_OBJECTIVE_
Copy exactly, and only, the lines below from the first through the one containing "boundaries = [i + 0.5 for i in range(0, 20)]", both included; pictures are omitted.

+++

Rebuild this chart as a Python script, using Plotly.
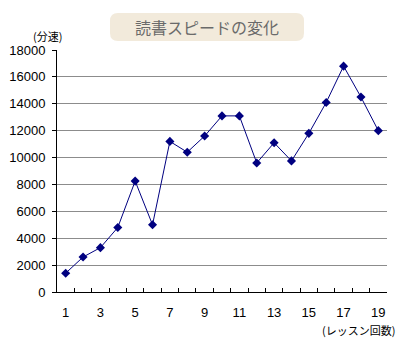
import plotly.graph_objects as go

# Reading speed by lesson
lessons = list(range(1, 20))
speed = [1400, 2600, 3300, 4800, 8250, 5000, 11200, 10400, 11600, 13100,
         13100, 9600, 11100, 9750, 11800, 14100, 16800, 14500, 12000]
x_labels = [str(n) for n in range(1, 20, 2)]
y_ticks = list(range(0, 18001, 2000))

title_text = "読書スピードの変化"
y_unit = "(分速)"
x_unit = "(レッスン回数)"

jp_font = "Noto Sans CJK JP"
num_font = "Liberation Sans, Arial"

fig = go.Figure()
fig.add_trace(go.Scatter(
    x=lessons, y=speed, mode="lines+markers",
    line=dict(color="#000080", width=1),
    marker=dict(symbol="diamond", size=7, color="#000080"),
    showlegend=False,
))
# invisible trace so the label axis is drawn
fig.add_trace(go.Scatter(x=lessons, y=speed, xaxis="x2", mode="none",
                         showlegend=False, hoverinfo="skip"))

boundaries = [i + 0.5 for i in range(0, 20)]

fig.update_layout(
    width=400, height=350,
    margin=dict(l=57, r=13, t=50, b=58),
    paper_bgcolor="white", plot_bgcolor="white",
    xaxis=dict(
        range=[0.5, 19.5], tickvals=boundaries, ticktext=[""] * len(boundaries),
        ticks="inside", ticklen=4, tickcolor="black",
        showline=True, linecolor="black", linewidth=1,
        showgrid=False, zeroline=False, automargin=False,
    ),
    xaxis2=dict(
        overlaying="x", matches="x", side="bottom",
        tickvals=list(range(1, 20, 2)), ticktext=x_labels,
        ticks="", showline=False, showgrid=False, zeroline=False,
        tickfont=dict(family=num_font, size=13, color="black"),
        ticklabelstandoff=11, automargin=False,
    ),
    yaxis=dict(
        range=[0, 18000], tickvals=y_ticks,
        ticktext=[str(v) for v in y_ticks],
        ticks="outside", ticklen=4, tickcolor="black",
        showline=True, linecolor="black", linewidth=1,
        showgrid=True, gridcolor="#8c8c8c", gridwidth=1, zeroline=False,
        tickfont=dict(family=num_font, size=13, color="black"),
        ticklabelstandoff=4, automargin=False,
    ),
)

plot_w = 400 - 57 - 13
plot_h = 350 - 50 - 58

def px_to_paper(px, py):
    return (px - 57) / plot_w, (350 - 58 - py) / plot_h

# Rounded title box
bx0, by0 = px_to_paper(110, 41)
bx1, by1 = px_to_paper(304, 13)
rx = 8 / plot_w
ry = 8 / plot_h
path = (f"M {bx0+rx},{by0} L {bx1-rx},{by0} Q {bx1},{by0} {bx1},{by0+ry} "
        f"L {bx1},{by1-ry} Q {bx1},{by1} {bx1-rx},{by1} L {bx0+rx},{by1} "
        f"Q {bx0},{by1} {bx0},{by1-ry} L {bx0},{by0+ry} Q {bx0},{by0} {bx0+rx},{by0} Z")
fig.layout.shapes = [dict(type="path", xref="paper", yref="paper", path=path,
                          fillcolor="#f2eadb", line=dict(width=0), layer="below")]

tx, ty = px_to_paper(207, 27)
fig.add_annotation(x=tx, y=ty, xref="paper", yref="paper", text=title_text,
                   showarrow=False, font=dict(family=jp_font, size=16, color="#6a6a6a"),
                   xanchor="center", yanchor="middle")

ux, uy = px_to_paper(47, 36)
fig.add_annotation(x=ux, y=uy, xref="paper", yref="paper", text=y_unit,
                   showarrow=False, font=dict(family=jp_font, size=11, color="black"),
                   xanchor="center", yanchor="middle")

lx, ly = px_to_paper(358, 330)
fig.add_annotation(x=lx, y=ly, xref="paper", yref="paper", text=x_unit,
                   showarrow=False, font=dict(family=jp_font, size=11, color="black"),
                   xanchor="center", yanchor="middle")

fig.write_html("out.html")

+++

_RESPONSE TO THIS TASK_
Rebuild this chart as a Python script, using Plotly.
import plotly.graph_objects as go

# Reading speed by lesson
lessons = list(range(1, 20))
speed = [1400, 2600, 3300, 4800, 8250, 5000, 11200, 10400, 11600, 13100,
         13100, 9600, 11100, 9750, 11800, 14100, 16800, 14500, 12000]
x_labels = [str(n) for n in range(1, 20, 2)]
y_ticks = list(range(0, 18001, 2000))

title_text = "読書スピードの変化"
y_unit = "(分速)"
x_unit = "(レッスン回数)"

jp_font = "Noto Sans CJK JP"
num_font = "Liberation Sans, Arial"

fig = go.Figure()
fig.add_trace(go.Scatter(
    x=lessons, y=speed, mode="lines+markers",
    line=dict(color="#000080", width=1),
    marker=dict(symbol="diamond", size=7, color="#000080"),
    showlegend=False,
))
# invisible trace so the label axis is drawn
fig.add_trace(go.Scatter(x=lessons, y=speed, xaxis="x2", mode="none",
                         showlegend=False, hoverinfo="skip"))

boundaries = [i + 0.5 for i in range(0, 20)]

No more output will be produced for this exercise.